The Court reasoned that the implied covenant to market arises from the lessee's obligations under the oil and gas lease to the lessor. Since overriding royalty interests are typically granted through separate instruments and delivered in-kind at the wellhead, they do not fall within the scope of the base lease's implied covenants unless specifically stated. The judgment emphasized that:

  • Overriding royalty interests "override" the lessor's royalties and are distinct from them.
  • The absence of an express obligation in the assignment instrument negates the existence of an implied covenant.

Furthermore, the Court distinguished its ruling from the Colorado Supreme Court's approach in Garman v. Conoco, emphasizing that Oklahoma law does not support the extension of implied covenants to overriding royalty interest owners absent explicit agreements.

Impact

This judgment has significant implications for future oil and gas lease agreements in Oklahoma and potentially influences jurisdictions that may look to Oklahoma's precedent. Key impacts include:

  • Clarity in Overriding Royalties: Establishes that overriding royalty interest owners cannot enforce implied covenants to market unless expressly provided in the assignment.
  • Contract Drafting: Lessees and royalty interest owners must ensure that any obligations regarding marketing or post-production costs are clearly outlined in their agreements to avoid future disputes.
  • Legal Precedent: Reinforces the principle that implied obligations are narrowly construed and do not extend beyond the explicit terms of contractual agreements.

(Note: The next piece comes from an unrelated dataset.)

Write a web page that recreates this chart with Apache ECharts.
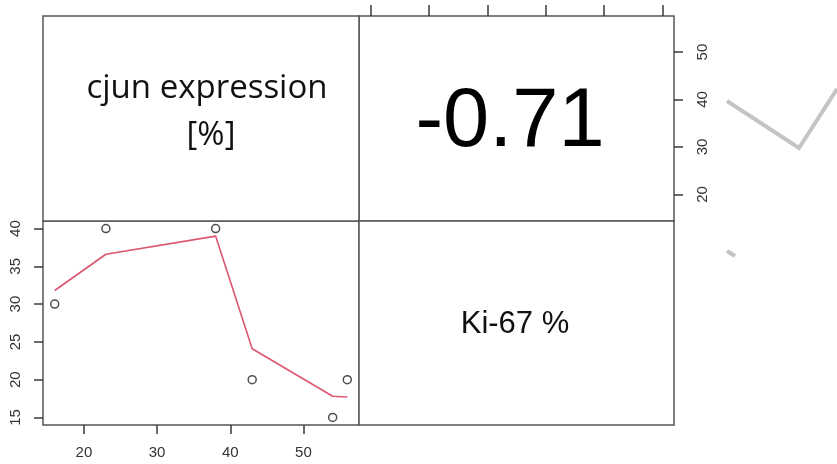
<!DOCTYPE html>
<html>
<head>
<meta charset="utf-8">
<script src="https://cdn.jsdelivr.net/npm/echarts@6/dist/echarts.min.js"></script>
<style>html,body{margin:0;padding:0;background:#fff}#c{width:837px;height:464px}</style>
</head>
<body>
<div id="c"></div>
<script>
// ---- data ----
const varNames = ['cjun expression\n[%]', 'Ki-67 %'];
const cjun = [16, 23, 38, 43, 54, 56];          // x of lower-left panel
const ki67 = [30, 40, 40, 20, 15, 20];          // y of lower-left panel
const smoothX = [16, 23, 38, 43, 54, 56];
const smoothY = [31.8, 36.6, 39.0, 24.1, 17.8, 17.7];
const corrLabel = '-0.71';
const cjunTicks = [20, 30, 40, 50];
const kiTicks = [15, 20, 25, 30, 35, 40];
const kiTopTicks = [15, 20, 25, 30, 35, 40];
const cjunRightTicks = [20, 30, 40, 50];

function rng(a) {
  const mn = Math.min(...a), mx = Math.max(...a), e = (mx - mn) * 0.04;
  return [mn - e, mx + e];
}
const cr = rng(cjun), kr = rng(ki67);

const boxStyle = {show: true, borderColor: '#555', borderWidth: 1.5, backgroundColor: '#fff'};
const tickStyle = {lineStyle: {color: '#3a3a3a', width: 1.5}};
const labelFont = {fontFamily: 'Liberation Sans', fontSize: 15, color: '#333'};

const chart = echarts.init(document.getElementById('c'));
chart.setOption({
  animation: false,
  backgroundColor: '#fff',
  grid: [
    Object.assign({left: 43, top: 221, width: 316, height: 204}, boxStyle),
    Object.assign({left: 359, top: 16, width: 315, height: 205}, boxStyle),
    Object.assign({left: 43, top: 16, width: 316, height: 205}, boxStyle),
    Object.assign({left: 359, top: 221, width: 315, height: 204}, boxStyle)
  ],
  xAxis: [
    {gridIndex: 0, type: 'value', min: cr[0], max: cr[1], position: 'bottom',
     splitLine: {show: false}, axisLine: {show: false},
     axisTick: Object.assign({show: true, length: 9, customValues: cjunTicks}, tickStyle),
     axisLabel: Object.assign({margin: 20, customValues: cjunTicks}, labelFont)},
    {gridIndex: 1, type: 'value', min: kr[0], max: kr[1], position: 'top',
     splitLine: {show: false}, axisLine: {show: false},
     axisTick: Object.assign({show: true, length: 11, customValues: kiTopTicks}, tickStyle),
     axisLabel: {show: false}},
    {gridIndex: 2, type: 'value', show: false},
    {gridIndex: 3, type: 'value', show: false}
  ],
  yAxis: [
    {gridIndex: 0, type: 'value', min: kr[0], max: kr[1], position: 'left',
     splitLine: {show: false}, axisLine: {show: false},
     axisTick: Object.assign({show: true, length: 9, customValues: kiTicks}, tickStyle),
     axisLabel: Object.assign({margin: 20, rotate: 90, customValues: kiTicks}, labelFont)},
    {gridIndex: 1, type: 'value', min: cr[0], max: cr[1], position: 'right',
     splitLine: {show: false}, axisLine: {show: false},
     axisTick: Object.assign({show: true, length: 9, customValues: cjunRightTicks}, tickStyle),
     axisLabel: Object.assign({margin: 21, rotate: 90, customValues: cjunRightTicks}, labelFont)},
    {gridIndex: 2, type: 'value', show: false},
    {gridIndex: 3, type: 'value', show: false}
  ],
  series: [
    {type: 'line', xAxisIndex: 0, yAxisIndex: 0, showSymbol: false, symbol: 'none',
     data: smoothX.map((x, i) => [x, smoothY[i]]),
     lineStyle: {color: '#DB5670', width: 1.6}, z: 2},
    {type: 'scatter', xAxisIndex: 0, yAxisIndex: 0, symbol: 'circle', symbolSize: 8,
     data: cjun.map((x, i) => [x, ki67[i]]),
     itemStyle: {color: 'rgba(255,255,255,0)', borderColor: '#222', borderWidth: 1.5}, z: 3}
  ],
  graphic: [
    {type: 'text', x: 207, y: 89, style: {text: 'cjun expression', fontFamily: 'Open Sans', fontSize: 33, fill: '#111', align: 'center', verticalAlign: 'middle'}},
    {type: 'text', x: 211, y: 136, style: {text: '[%]', fontFamily: 'Open Sans', fontSize: 33, fill: '#111', align: 'center', verticalAlign: 'middle'}},
    {type: 'text', x: 510, y: 123, style: {text: corrLabel, fontFamily: 'Liberation Sans', fontSize: 83, fill: '#000', align: 'center', verticalAlign: 'middle'}},
    {type: 'text', x: 515, y: 324, style: {text: varNames[1], fontFamily: 'Liberation Sans', fontSize: 31, fill: '#111', align: 'center', verticalAlign: 'middle'}},
    {type: 'polyline', shape: {points: [[727, 101], [799, 148], [837, 89]]}, style: {stroke: '#c4c4c4', lineWidth: 4, fill: null}},
    {type: 'line', shape: {x1: 727, y1: 251, x2: 735, y2: 256}, style: {stroke: '#c4c4c4', lineWidth: 4}}
  ]
});
</script>
</body>
</html>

Complex Concepts Simplified

Overriding Royalty Interest

An overriding royalty interest is a fractional interest in the production of oil and gas, separate from the working interest held by the lessee. It allows the holder to receive a portion of the production or revenue without bearing the costs of development and production, unless explicitly stated otherwise.

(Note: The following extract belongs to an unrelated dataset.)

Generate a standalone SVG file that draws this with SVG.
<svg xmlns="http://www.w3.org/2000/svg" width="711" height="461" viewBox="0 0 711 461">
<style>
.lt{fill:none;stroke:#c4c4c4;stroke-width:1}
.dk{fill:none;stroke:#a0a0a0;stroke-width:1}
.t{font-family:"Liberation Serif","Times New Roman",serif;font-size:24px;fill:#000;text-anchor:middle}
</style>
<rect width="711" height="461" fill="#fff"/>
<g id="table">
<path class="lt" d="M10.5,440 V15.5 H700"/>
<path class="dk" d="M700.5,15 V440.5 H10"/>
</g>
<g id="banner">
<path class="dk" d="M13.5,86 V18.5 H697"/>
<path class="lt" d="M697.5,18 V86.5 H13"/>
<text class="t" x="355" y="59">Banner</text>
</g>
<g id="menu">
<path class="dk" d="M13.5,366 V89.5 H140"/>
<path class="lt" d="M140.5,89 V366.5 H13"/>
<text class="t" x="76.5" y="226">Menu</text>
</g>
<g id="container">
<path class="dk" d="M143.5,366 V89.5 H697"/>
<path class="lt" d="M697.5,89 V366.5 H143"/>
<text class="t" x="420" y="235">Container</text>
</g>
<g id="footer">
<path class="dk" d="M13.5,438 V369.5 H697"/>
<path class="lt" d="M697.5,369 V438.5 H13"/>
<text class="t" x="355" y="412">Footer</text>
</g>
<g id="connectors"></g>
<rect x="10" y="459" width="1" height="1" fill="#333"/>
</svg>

Implied Covenant to Market

This refers to an unwritten agreement inferred from the actions and intentions of the parties, where the lessee is presumed to have an obligation to make the produced gas marketable. The Covenant to Market typically requires the lessee to undertake actions that prepare the gas for sale, such as treatment or compression.

In-Kind Delivery

In the context of overriding royalty interests, in-kind delivery means that the royalty owner receives their share of production in its raw form (e.g., gas at the wellhead) rather than in monetary terms. This delivery point is crucial in determining the responsibilities for making the gas marketable.

Conclusion

The Oklahoma Supreme Court's decision in this case reinforces the principle that overriding royalty interest owners do not inherently possess enforceable implied covenants to market unless such obligations are expressly stated in the assignment agreement. This clarification ensures that the delineation of responsibilities and benefits between lessees and royalty interest owners remains clear, thereby reducing potential legal ambiguities in future oil and gas lease agreements. Stakeholders within the industry must pay meticulous attention to the explicit terms of their contracts to safeguard their interests and obligations effectively.

Case Details

Year: 1998
Court: Supreme Court of Oklahoma.

Judge(s)

HARGRAVE, J. SUMMERS, Vice Chief Justice, Concurring in part and dissenting in part.

Attorney(S)

James C.T. Hardwick, Donna N. Blakley, Sharon Taylor Thomas, HALL ESTILL, HARDWICK, GABLE, GOLDEN NELSON, P.C., Oklahoma City, Oklahoma, For Appellants. Philip D. Hart, C. David Stinson, McAFEE TAFT, P.C., Oklahoma City, Oklahoma, For Appellees. Mark D. Christiansen, CROWE DUNLEVY, P.C., Oklahoma City, Oklahoma and Rand Phipps, Chairman of Legal Committee, Oklahoma Division of Mid-Continent Oil Gas Association, Oklahoma City, Oklahoma, For Amicus Curiae.